Bu doğal olanakların sağladığı rant, metaların genel üretim fiyatına girmez ve dolayısıyla bu rant, farklılık rantıdır. Bu rant, bu doğal güce egemen olan özel sermayenin bireysel üretim fiyatı ile, bu alan yatırılmış toplam sermayenin genel üretim fiyatı arasındaki farktan doğar. Dolayısıyla bu toprak rantı sermayenin ya da onun kullandığı emeğin üretkenliğinden doğmaz. Zaten doğal güçler, bir emek ürünü olmadıklarından bir değerleri de yoktur. Dolayısıyla onlar bir değer yaratmazlar. Böylece de, artı kâra dolayısıyla da ranta kaynaklık edemezler. Sadece artı kârın bir doğal temeli olabilirler ve emeğin üretkenliğinde istisnai bir artışı sağlayabilirler. Bu yolla sahibine, o üretim kolunda üretilmiş olan artı değerden, pay alma olanağı sağlar.  

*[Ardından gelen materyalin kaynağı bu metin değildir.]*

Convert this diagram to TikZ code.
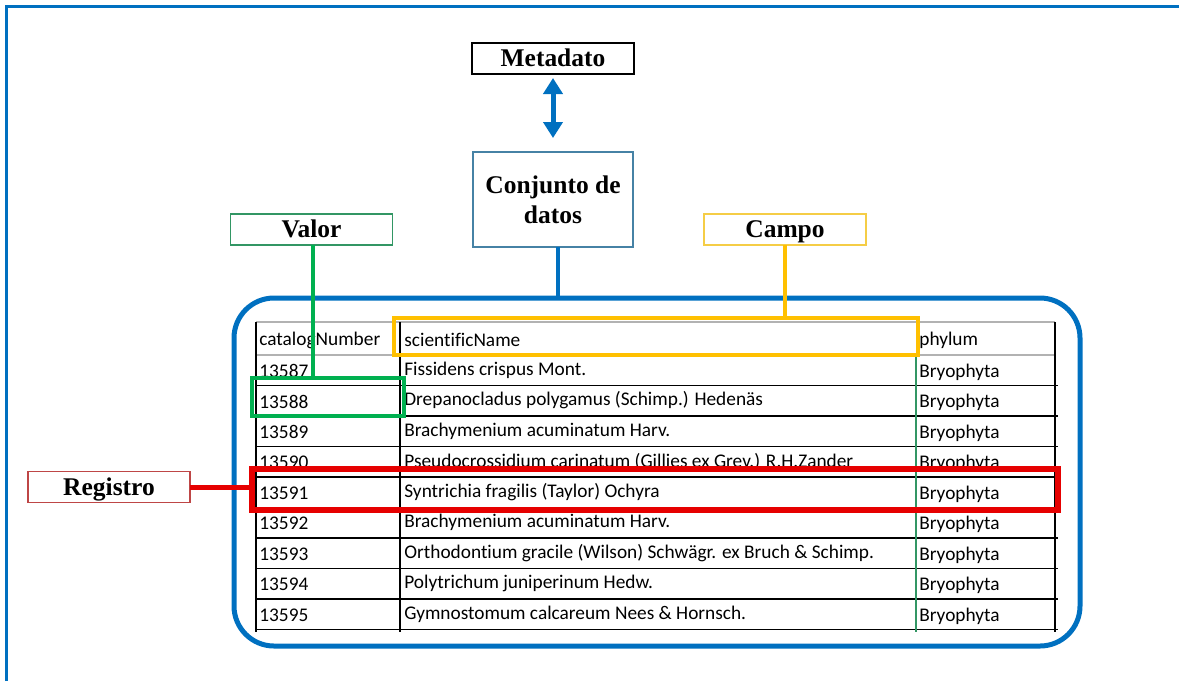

Doğal güçlerin emek ürünü olmadıkları için bir değerlerinin de olmadığını belirtmiştik. Peki ya fiyatları var mıdır? Marx’tan dinleyelim: “ Genel olarak toprak gibi ve herhangi bir doğal güç gibi, çağlayanın da bir değeri yoktur, çünkü hiç bir maddeleşmiş emeği temsil etmemektedir ve dolayısıyla, normal olarak, değerin, para terimi ile ifadesinden başka bir şey olmayan fiyata da sahip değildir. Değer yoksa, eo ipso (aynı gerçekten) para ile ifade edilebilecek bir şey de yoktur. Bu fiyat, sermayeye çevrilmiş ranttan başka bir şey değildir. Toprak sahipliği, toprak sahibinin bireysel kârla ortalama kâr arasındaki farkı mal edinmesini mümkün kılar. Bu yolla elde edilen, her yıl yenilenen kâr, sermayeye çevrilebilir ve o zaman, bizzat doğal gücün fiyatı gibi gözükebilir.”K-3-571 Demek ki, doğal güçlerin ne bir değeri ne de değerin para ifadesi olan fiyatları vardır. Bu doğal güçlerin fiyat olarak ifadesi akla aykırıdır, lakin “onun arkasında gerçek iktisadi ilişki saklıdır.”K-3-571 Bu ilişki toprak sahibine, bireysel kârla ortalama kâr arasındaki farkı kazandırır. Bu fark her yıl, sermayeye çevrilebildiği için, söz konusu doğal gücün fiyatı gibi görünür. Diyelim çağlayanı kullanan fabrikatörün artı kârı(çağlayan sahibine giden rant) yılda 10 sterlin tutsun, yıllık ortalama faiz de % 5 olsun. Bu durumda 10 sterlin 200 sterlinlik sermayenin yıllık faizini temsil eder. O halde 10 sterlinin sermayeye çevrilmesi, çağlayanın sermaye değeri gibi görünür.